Note: This column appears in the 2/26 issue of The Glendale Star and the 2/27 issue of the Peoria Times
For all intents and purposes, where I live in northwest Peoria is on the outskirts of civilization. When we first moved here, we had to drive to Bell Road in order to do anything, from get a bite to eat to find a decent nose hair trimmer (two hypothetical examples). From an accessibility standpoint, things have improved over the past year or so, but it’s a slow process, and we still often find ourselves having to travel a relatively great distance to do regular everyday things like fill up our cars with gas. In fact, if your car runs out of gas while in our development, your only hope is to release flares into the sky and hope that one of the jets from Luke will see it and inform authorities of your whereabouts.
Which is why it astounds me that within a 20-mile radius of our house, for the next month, I can easily go to three different spring training facilities and watch baseball while sitting in the sun and enjoying life while also calling family back home on my cell phone to sarcastically ask how the weather is.
Last year was great enough, with the Peoria Sports Complex (off of…Bell Road!) and the Surprise facility in close range. It was my first spring training experience, and I never even made it to Surprise, but spent several afternoons at the Peoria ballpark, loving every minute of it. Now, in a few days, the Camelback Ranch Glendale facility opens up, which is the new spring training home for the Dodgers and White Sox. Seriously, pinch me.
I’m not sure how many people realize this or even care, but we live in the epicenter of the spring training universe right now. Florida is sooooo 1990. Where we live is where it’s at if you’re a baseball fan. (Or a weather fan.) People all over the country take weeklong vacations to go watch the same games that we can attend with a quick car ride. I cannot get over this.
I already have tickets for a game at Peoria. Plus, my one –- and possible only –- friend here is a huge Dodgers fan, so I know we are going to Camelback Ranch every chance we get. I also plan on going to Surprise to watch Josh Hamilton. I am positively giddy.

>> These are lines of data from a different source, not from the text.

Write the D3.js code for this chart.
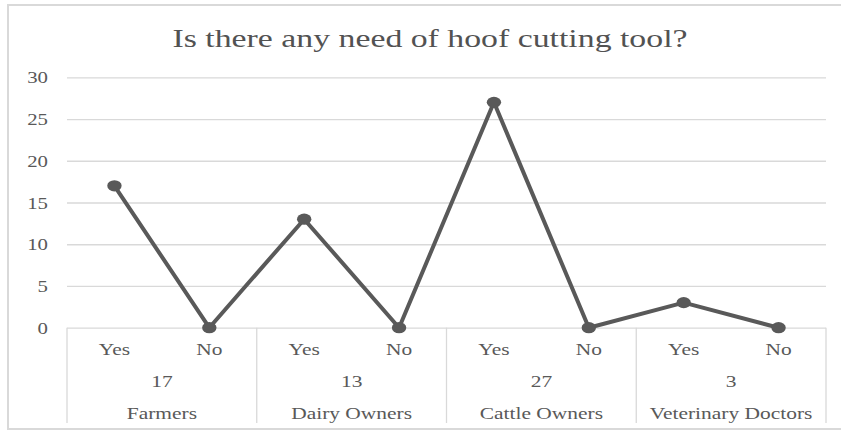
<!DOCTYPE html>
<html>
<head>
<meta charset="utf-8">
<script src="https://cdn.jsdelivr.net/npm/d3@7"></script>
<style>
  html, body { margin: 0; padding: 0; background: #fff; }
  svg { display: block; }
  text { font-family: "Liberation Serif", "Times New Roman", serif; fill: #595959; }
</style>
</head>
<body>
<svg id="chart" width="841" height="431"></svg>
<script>
// Survey answers per respondent group
const groups = ["Farmers", "Dairy Owners", "Cattle Owners", "Veterinary Doctors"];
const answers = ["Yes", "No"];
const yesCounts = [17, 13, 27, 3];
const noCounts = [0, 0, 0, 0];
const yTicks = [0, 5, 10, 15, 20, 25, 30];
const title = "Is there any need of hoof cutting tool?";

// Wide serif type, as in the original export
const STRETCH = 1.3;

const svg = d3.select("#chart");
const plot = { left: 67, right: 826, top: 77.3, bottom: 327.7 };

// Outer chart frame
svg.append("rect")
  .attr("x", 8).attr("y", 5)
  .attr("width", 860).attr("height", 424)
  .attr("fill", "#fff")
  .attr("stroke", "#d9d9d9")
  .attr("stroke-width", 2);

// Flattened category list (group, answer, value)
const points = [];
groups.forEach((g, i) => {
  points.push({ group: g, answer: answers[0], key: g + "|" + answers[0], value: yesCounts[i] });
  points.push({ group: g, answer: answers[1], key: g + "|" + answers[1], value: noCounts[i] });
});

const x = d3.scaleBand()
  .domain(points.map(d => d.key))
  .range([plot.left, plot.right])
  .padding(0);

const xGroup = d3.scaleBand()
  .domain(groups)
  .range([plot.left, plot.right])
  .padding(0);

const y = d3.scaleLinear()
  .domain([0, 30])
  .range([plot.bottom, plot.top]);

function wideText(sel, tx, ty, anchor) {
  return sel.attr("transform", `translate(${tx},${ty}) scale(${STRETCH},1)`)
    .attr("text-anchor", anchor);
}

// Title
wideText(svg.append("text").text(title), 430, 47, "middle")
  .attr("font-size", 26)
  .style("fill", "#525252");

// Y gridlines and tick labels
const yAxis = d3.axisLeft(y)
  .tickValues(yTicks)
  .tickSizeInner(-(plot.right - plot.left))
  .tickSizeOuter(0)
  .tickFormat(d3.format("d"));

const yg = svg.append("g")
  .attr("transform", `translate(${plot.left},0)`)
  .call(yAxis);
yg.select(".domain").remove();
yg.selectAll(".tick line")
  .attr("stroke", "#d9d9d9")
  .attr("stroke-width", 1.3);
yg.selectAll(".tick text")
  .attr("x", null).attr("dy", null)
  .attr("fill", "#595959")
  .attr("font-family", "Liberation Serif, Times New Roman, serif")
  .attr("font-size", 16)
  .attr("transform", `translate(-19,5.5) scale(${STRETCH},1)`)
  .attr("text-anchor", "end");

// Category axis: group separators spanning all label rows
const sepBottom = 423;
const seps = groups.map(g => xGroup(g)).concat([xGroup.range()[1]]);
svg.append("g").selectAll("line")
  .data(seps)
  .join("line")
  .attr("x1", d => d).attr("x2", d => d)
  .attr("y1", plot.bottom).attr("y2", sepBottom)
  .attr("stroke", "#d9d9d9")
  .attr("stroke-width", 1.3);

// Answer labels
const ansG = svg.append("g");
points.forEach(p => {
  wideText(ansG.append("text").text(p.answer), x(p.key) + x.bandwidth() / 2, 355, "middle")
    .attr("font-size", 16.5);
});

// Yes-count row and group names
const grpG = svg.append("g");
groups.forEach((g, i) => {
  const cx = xGroup(g) + xGroup.bandwidth() / 2;
  wideText(grpG.append("text").text(yesCounts[i]), cx, 387, "middle")
    .attr("font-size", 16.5);
  wideText(grpG.append("text").text(g), cx, 419, "middle")
    .attr("font-size", 16.5);
});

// Series line
const line = d3.line()
  .x(d => x(d.key) + x.bandwidth() / 2)
  .y(d => y(d.value));

svg.append("path")
  .datum(points)
  .attr("d", line)
  .attr("fill", "none")
  .attr("stroke", "#595959")
  .attr("stroke-width", 4)
  .attr("stroke-linejoin", "round");

// Markers
svg.append("g").selectAll("ellipse")
  .data(points)
  .join("ellipse")
  .attr("cx", d => x(d.key) + x.bandwidth() / 2)
  .attr("cy", d => y(d.value))
  .attr("rx", 7.2)
  .attr("ry", 5.6)
  .attr("fill", "#595959");
</script>
</body>
</html>
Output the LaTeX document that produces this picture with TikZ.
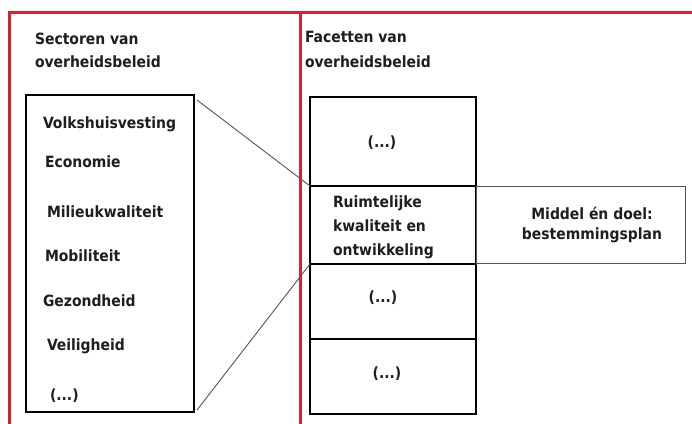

I’m not quite sure that everybody shares my excitement. While reading an article online about Camelback Ranch and the subsequent reader comments, many voiced their frustrations at the cost the city incurred to build the ballpark (irrelevant now), the traffic it will cause (minimal), the legal citizenship of those the new ballpark will employ (presumptuous and bizarre), and the projected price of a beer and nachos (delicious). All of this missed the point, and reminded me of a line from a famous movie: If you build it, they will complain.
Not me. I am going. It’s professional baseball, and it’s a 20-minute car ride from our house. The wild horses that live next door couldn’t drag me away.